Woolgar, S. and Pawluch, D. 1985. “Ontological gerrymandering: the anatomy of social problems explanations,” Social Problems, 32(3).
Xenakis, A. and Macintosh, A. 2005. “Procedural security and social acceptance in E-voting,” in: Proceedings of the 38th Hawaii International Conference on System Sciences (HICSS’05), IEEE Computer Society.
1
In this paradigm, “actual" refers to what is scientifically assessable. In this context, it is interesting to remember the distinction between the things in themselves and our observations of them as proposed by Kant. Here, the things in themselves (noumena) are not accessible by science, because science is based on observation. The phenomena, the things as observed by us, are the scientifically relevant aspect. The things in themselves (the “actual" things) are the domain of metaphysics, not science. In a way, the relation of “actual" to science has been reversed when compared to Kant's philosophy.
2
This is more than just a pragmatic combination of theories.

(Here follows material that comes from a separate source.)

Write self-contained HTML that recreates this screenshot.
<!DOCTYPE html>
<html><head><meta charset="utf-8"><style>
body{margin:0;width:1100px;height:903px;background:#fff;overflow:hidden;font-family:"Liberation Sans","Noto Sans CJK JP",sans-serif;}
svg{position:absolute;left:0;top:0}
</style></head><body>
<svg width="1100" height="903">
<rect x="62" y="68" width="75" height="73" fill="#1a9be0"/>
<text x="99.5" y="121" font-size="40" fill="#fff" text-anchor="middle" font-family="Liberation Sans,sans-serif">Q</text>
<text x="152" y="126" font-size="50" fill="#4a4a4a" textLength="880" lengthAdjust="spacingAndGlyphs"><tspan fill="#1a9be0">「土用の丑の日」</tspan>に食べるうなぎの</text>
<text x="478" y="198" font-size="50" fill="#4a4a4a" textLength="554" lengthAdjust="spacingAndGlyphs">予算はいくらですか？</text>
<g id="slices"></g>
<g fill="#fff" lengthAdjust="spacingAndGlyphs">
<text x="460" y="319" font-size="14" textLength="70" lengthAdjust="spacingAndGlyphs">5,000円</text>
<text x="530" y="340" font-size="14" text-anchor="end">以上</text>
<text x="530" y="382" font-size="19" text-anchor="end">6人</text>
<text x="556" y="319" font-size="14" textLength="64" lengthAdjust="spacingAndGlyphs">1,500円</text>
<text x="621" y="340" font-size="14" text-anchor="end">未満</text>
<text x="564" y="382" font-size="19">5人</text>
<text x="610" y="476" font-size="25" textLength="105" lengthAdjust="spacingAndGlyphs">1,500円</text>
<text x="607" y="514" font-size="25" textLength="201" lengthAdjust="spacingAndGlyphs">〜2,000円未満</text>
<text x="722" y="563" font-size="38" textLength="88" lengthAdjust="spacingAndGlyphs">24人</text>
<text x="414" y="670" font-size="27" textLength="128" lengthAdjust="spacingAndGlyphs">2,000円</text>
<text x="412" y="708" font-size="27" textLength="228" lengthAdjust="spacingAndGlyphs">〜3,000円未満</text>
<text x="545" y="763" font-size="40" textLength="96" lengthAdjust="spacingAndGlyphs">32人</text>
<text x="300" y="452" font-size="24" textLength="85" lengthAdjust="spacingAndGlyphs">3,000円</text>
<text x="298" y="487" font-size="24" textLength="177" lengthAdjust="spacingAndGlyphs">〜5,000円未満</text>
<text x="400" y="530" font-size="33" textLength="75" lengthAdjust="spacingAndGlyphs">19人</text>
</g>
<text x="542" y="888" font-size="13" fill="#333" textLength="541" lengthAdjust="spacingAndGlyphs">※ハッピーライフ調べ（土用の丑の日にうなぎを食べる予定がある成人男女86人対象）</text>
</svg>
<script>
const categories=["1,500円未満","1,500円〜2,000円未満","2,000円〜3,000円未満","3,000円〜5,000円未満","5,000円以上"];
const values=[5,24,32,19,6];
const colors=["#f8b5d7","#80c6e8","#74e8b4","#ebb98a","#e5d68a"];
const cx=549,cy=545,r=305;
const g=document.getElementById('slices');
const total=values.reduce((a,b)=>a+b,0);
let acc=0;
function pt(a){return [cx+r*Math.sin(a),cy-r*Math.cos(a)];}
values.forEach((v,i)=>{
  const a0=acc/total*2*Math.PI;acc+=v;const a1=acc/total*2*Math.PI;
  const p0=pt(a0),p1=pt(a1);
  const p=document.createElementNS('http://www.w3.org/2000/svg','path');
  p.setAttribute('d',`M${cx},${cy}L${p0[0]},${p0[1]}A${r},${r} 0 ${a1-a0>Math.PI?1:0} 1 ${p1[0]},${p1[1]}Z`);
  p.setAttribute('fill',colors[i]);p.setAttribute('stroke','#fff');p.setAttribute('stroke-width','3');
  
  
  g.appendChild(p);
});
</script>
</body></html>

Phenomenology and systems theory have been combined in an analysis of information technology by Fernando Ilharco (2002). In Social Systems, Luhmann himself refers to the phenomenological theory and method repeatedly (Luhmann, 1995). Both discuss phenomena “from the inside”.
3
There is a remarkable resemblance here to Descartes conceiving certain ideas as “clear and distinct". It is supposed, in both cases, that there are certain things that are understandable by just common sense, as opposed to derived or expert knowledge. These things can be directly
extracted from experience, such that “perceived" and “actual" coincide.
4
Interestingly, Latour (2004) uses the same phrase “taking into account” in his solution to the representational versus social constructionist issue.
5
Confidence, self-assurance without knowing risks or alternatives, corresponds to concealment. Trust corresponds to unconcealment. By revealing the risks by means of ordering, confidence is concealed, and even seems to be unnecessary, or dangerous. Luhmann (1988) warns for a society that relies too much upon trust and neglects the amount of confidence that is necessary for participating in a complex society at all.